The governor noted that currently a bank can lend a maximum of 25 percent of its capital to a single client, of which funded loans may not exceed 15 percent. He emphasized the need to move large corporate entities away from banks and into the bond market. While globally bonds and stock markets play a leading role, Bangladesh remains overly dependent on the money market or banking sector—an imbalance that must be corrected. To bring about this shift, the government must take the lead in energizing the bond market.
He added that the money market is now stabilizing because the central bank is no longer printing and injecting new money into the system. The governor proposed that the vast market of savings certificates—worth around Tk 5–6 trillion—could easily be made tradable in a secondary market or on the stock exchange. If implemented, this could double the size of the bond market overnight. However, restoring investor confidence is essential, ensuring that institutions repay funds with returns on time, and that defaulters are treated accordingly.
At the seminar, Bangladesh Securities and Exchange Commission (BSEC) Chairman Khondaker Rashed Maqsood said corporate entities prefer bank loans because of their long-term and easy availability, which in turn increases the risk of loan defaults. Meanwhile, Finance Secretary Khairuzzaman Mazumder stated that although there are some tax-related software issues in bringing treasury bonds into the secondary market, efforts are underway to resolve them. The Ministry of Finance is also considering removing the investment ceiling on savings certificates.

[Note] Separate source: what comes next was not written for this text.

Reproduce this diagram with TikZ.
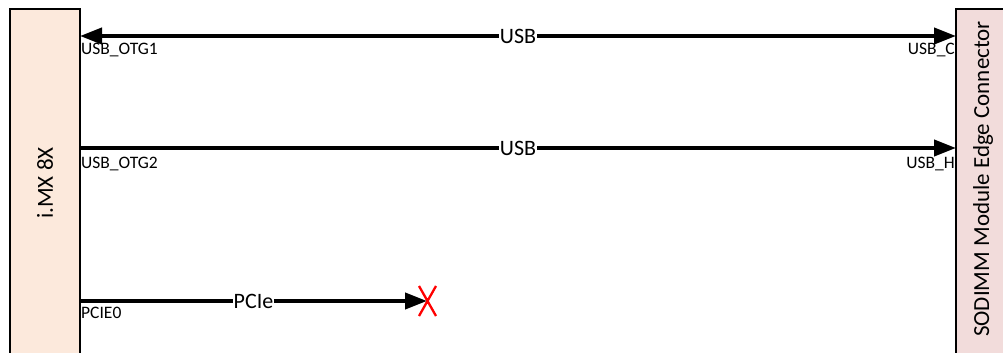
\documentclass[tikz,border=0pt]{standalone}
\usepackage{fontspec}
\setmainfont{Carlito}
\usetikzlibrary{arrows.meta}
\definecolor{socfill}{RGB}{252,233,220}
\definecolor{edgefill}{RGB}{242,220,219}
\definecolor{xred}{RGB}{255,0,0}
\begin{document}
\begin{tikzpicture}[x=1pt,y=-1pt,
  blockbox/.style={draw=black,line width=2pt},
  bus/.style={line width=4pt,-{Triangle[length=22pt,width=16pt]}},
  bibus/.style={line width=4pt,{Triangle[length=22pt,width=16pt]}-{Triangle[length=22pt,width=16pt]}},
  buslabel/.style={fill=white,inner sep=1pt,font=\fontsize{22}{22}\selectfont},
  pinlabel/.style={inner sep=0pt,font=\fontsize{17.5}{17.5}\selectfont},
  blocklabel/.style={rotate=90,inner sep=0pt,font=\fontsize{23}{23}\selectfont}]
\useasboundingbox (0,0) rectangle (1003,353);
\begin{scope}
\clip (0,0) rectangle (1003,353);
\draw[blockbox,fill=socfill] (10,9) rectangle (80,370);
\draw[blockbox,fill=edgefill] (956,9) rectangle (1010,370);
\end{scope}
\node[blocklabel] (soc) at (45,183) {i.MX 8X};
\node[blocklabel] (edge) at (983,179) {SODIMM Module Edge Connector};
\coordinate (l1) at (80,36);
\coordinate (r1) at (956,36);
\coordinate (l2) at (80,148);
\coordinate (r2) at (956,148);
\coordinate (l3) at (80,301);
\coordinate (x3) at (427,301);
\draw[bibus] (l1) -- node[buslabel] (u1) {USB} (r1);
\draw[bus] (l2) -- node[buslabel] (u2) {USB} (r2);
\draw[bus] (l3) -- node[buslabel] (p3) {PCIe} (x3);
\draw[xred,line width=2.3pt] (419,286) -- (436,316) (436,286) -- (419,316);
\node[pinlabel,anchor=base west] (otg1) at (81,55) {USB\_OTG1};
\node[pinlabel,anchor=base west] (otg2) at (81,168) {USB\_OTG2};
\node[pinlabel,anchor=base west] (pcie0) at (81,318) {PCIE0};
\node[pinlabel,anchor=base east] (usbc) at (955,55) {USB\_C};
\node[pinlabel,anchor=base east] (usbh) at (955,168) {USB\_H};
\end{tikzpicture}
\end{document}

Stakeholders believe that if these initiatives succeed, they will bring a fundamental transformation to the country’s financial sector. A stronger bond market would reduce banks’ exposure to large corporate loans and increase cash flow in the market. This would help stabilize the investment climate in the current fiscal year and, in the long run, deepen the capital market.
The panel discussion, moderated by Bangladesh Bank Deputy Governor Habibur Rahman, featured Finance Secretary Khairuzzaman Mazumder, ICC Bangladesh President Mahbubur Rahman, Dhaka Stock Exchange Chairman Mominul Islam, BSEC Commissioner Md. Saifuddin, and ABB Chairman and City Bank Managing Director Masrur Arefin.